■見習いトレーナーの奮闘記■
【アラバマ編】
#6: フットボール部 - インシーズン@
プレシーズンの練習も一段落し、秋学期が始まると練習は午後の練習1本となります。今回は普段の練習の流れを紹介したいと思います。何ゆえ6年近く前のことを思い出しながら書いているのであしからず…。
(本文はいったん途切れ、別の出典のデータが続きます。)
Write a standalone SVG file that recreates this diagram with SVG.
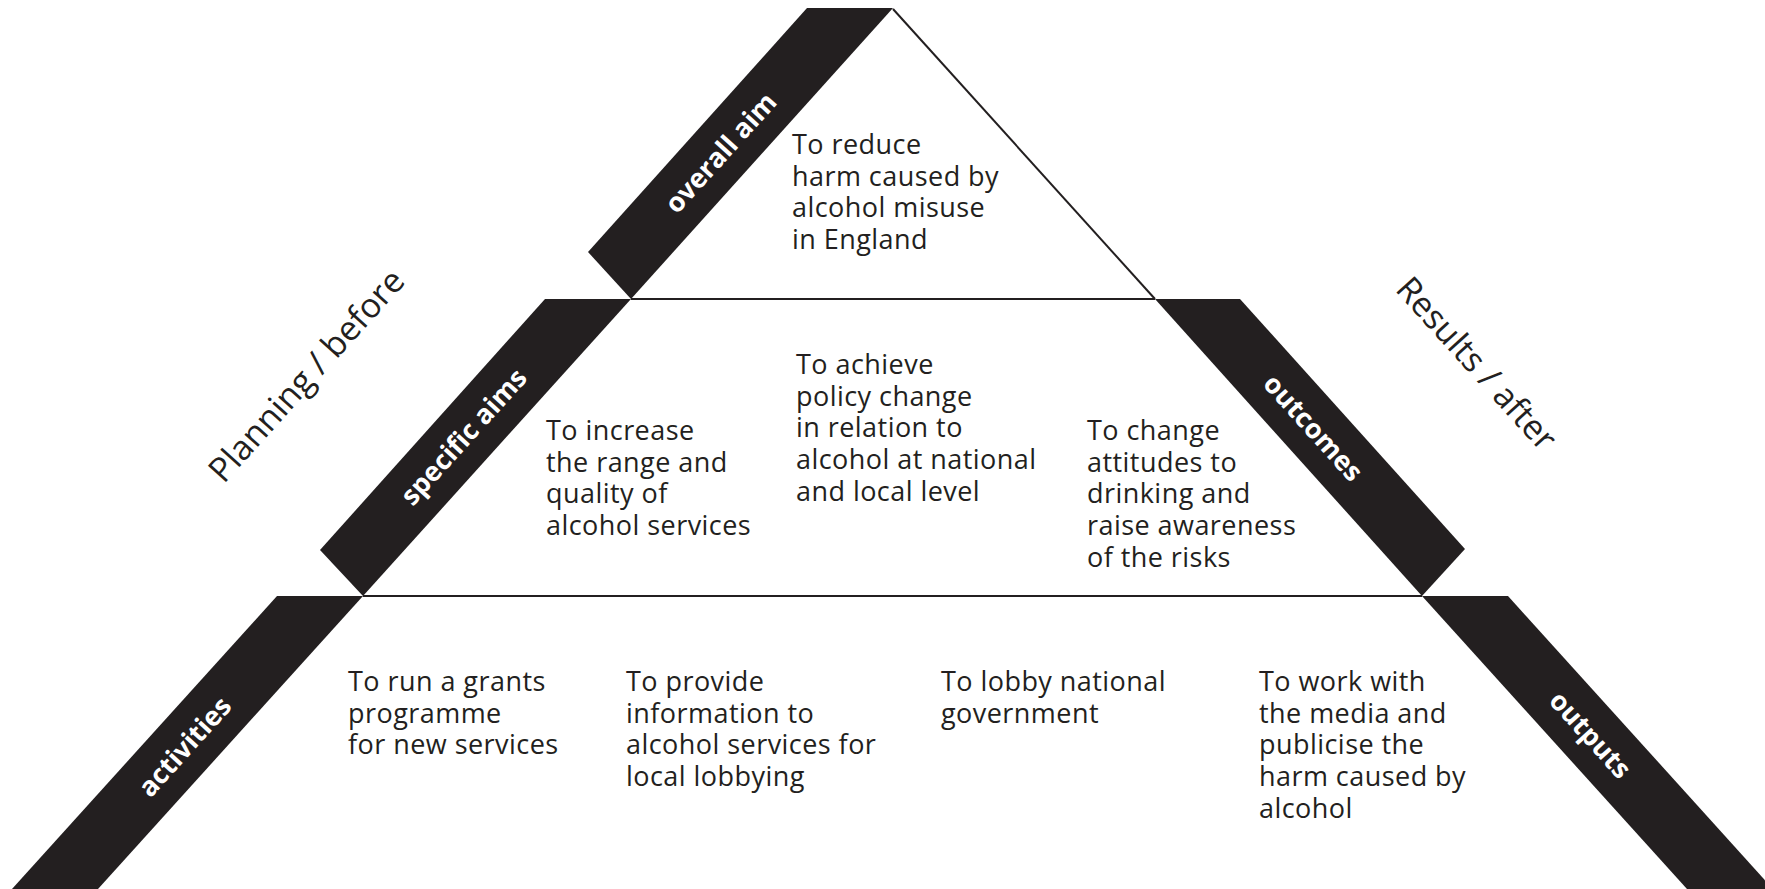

SATは午後1時にアスレティックトレーニングルーム(以下ATR)に集合です。練習は3時半から4時ごろ始まるので2時間から2時間半前にATRに集まっていることになります。各SATは前述のようにそれぞれ仕事を与えられています。私の仕事はまずある時間に成るまでにロッカールームにスポーツドリンクを用意することです。それが終わった頃に選手がぞろぞろとATRに入ってきます。足首にテーピングを巻くためです。SATにとってテーピングを巻くのは至福のとき(と当時は思っていた)。スカラシッププレーヤー(奨学金を貰いながらプレーする選手達)はスタッフATCがテーピングを施します。Walk-on(スカラシップ無し)の選手達のテーピングがSATの仕事です。SAT用のテーピングテーブルは6台くらいあって、一番入り口に近いほうがシニア(4年生)、そして奥の方に順にジュニア、ソフモア(2年生)と陣を取ります。ただ、その中でもテーピングだけでなく選手の練習前のトリートメントを担当するSATも必要なのです。SATはなるべくテーピングを巻きたいので、そのトリートメント担当をしたがらなかったのを覚えています。
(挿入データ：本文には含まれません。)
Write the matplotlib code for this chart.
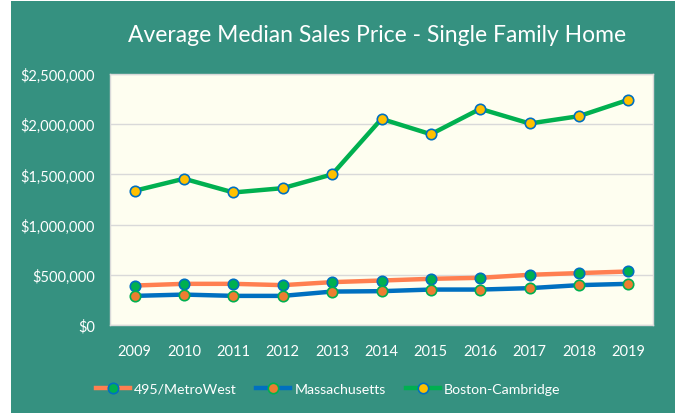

テーピングの後、選手はミーティングがあります。ATRにはしばらく平穏のときが訪れるのですが、その間は生徒に課せられたチェックオフ(実技の宿題のようなもの)をやったり、私の場合はフットボールのルールなどを教わったりしていました。練習開始30分ほど前には練習中に使う水分補給のカートの準備をします。これはモーターによってタンクから水が吹き出る優れもの。インディアナ州立にいた頃は手動のポンプ式のウォーターカートだったのでちょっと驚かされたものです(もっともISUも今では電動式でしょうけれど)。そのほかにボトルも用意します。SATが常に3本ほど携帯して選手達に水分補給するためです。
練習開始時間が近づくと選手達がコンプレックスからフィールドへと出てきます。各々ポジション別に軽いアップをし、その後全体で準備運動です。縦横綺麗に並んで行われる準備運動は圧巻です。準備運動の後選手は各ポジション別に別れて練習が行われます。私が担当したのはアウトサイドラインバッカー。リアクションドリルからタックル、ポジショニングの練習とこなしていきます。アラバマの(そしておそらくどのチームの)練習は時間ごとにきっちりと分かれており、練習の区切りにはマネージャーがホーンを轟かせ、それを合図に選手達はまた別の場所に移動して練習を繰り返すのです。大まかに言うとポジション別から徐々に連係プレーに移り、全体でのオフェンス、ディフェンスを交えた練習、そしてシチュエーションごとの練習(レッドゾーンオフェンス、レッドゾーンディフェンス、2ミニッツドリル等)を行い、最後にスペシャルチームの練習で終了。SATはポジションが移るたびにそのグループについていって選手をケアします。ケアといってもやれることは水分補給、タオル、ストレッチ、簡単な傷の手当て程度でした。大きな怪我はもちろんスタッフATCに任せるわけです。
合同練習が終わってもアンダークラス(1,2年生)やWalk-onの選手達は残って練習しています。数名のSATだけフィールドに残り、あとはATRに戻って片付けや練習後のトリートメントをします。学食の関係もあり選手達は7時半までにはコンプレックスを後にするのでシーズン中には遅くても8時にはATRを出ることができました。
曜日によっても練習内容は多少変わります。私が働いていた当時は土曜日が試合で日曜日はオフ、月曜日は軽い練習、火曜日水曜日で徐々に上げていって木曜日にはかなり試合を考慮した練習。金曜日はショルダーパットなどはつけない流しの練習。そして土曜日に試合。金曜日はSATはオフとなっていました。日曜日はチームはオフですが、選手達のトリートメントのためにSAT2人ずつがローテーションでATRに行くことになっていました。あとは早朝のATRオープニング。氷の確保から掃除、Whirlpoolの準備、そして早朝トリートメント。これもSATがローテーションを組んでやっていました。朝6時にATRに行かなければいけないのですが、朝の弱い私は2,3度遅刻してしまったこともありました。まったく、反省です。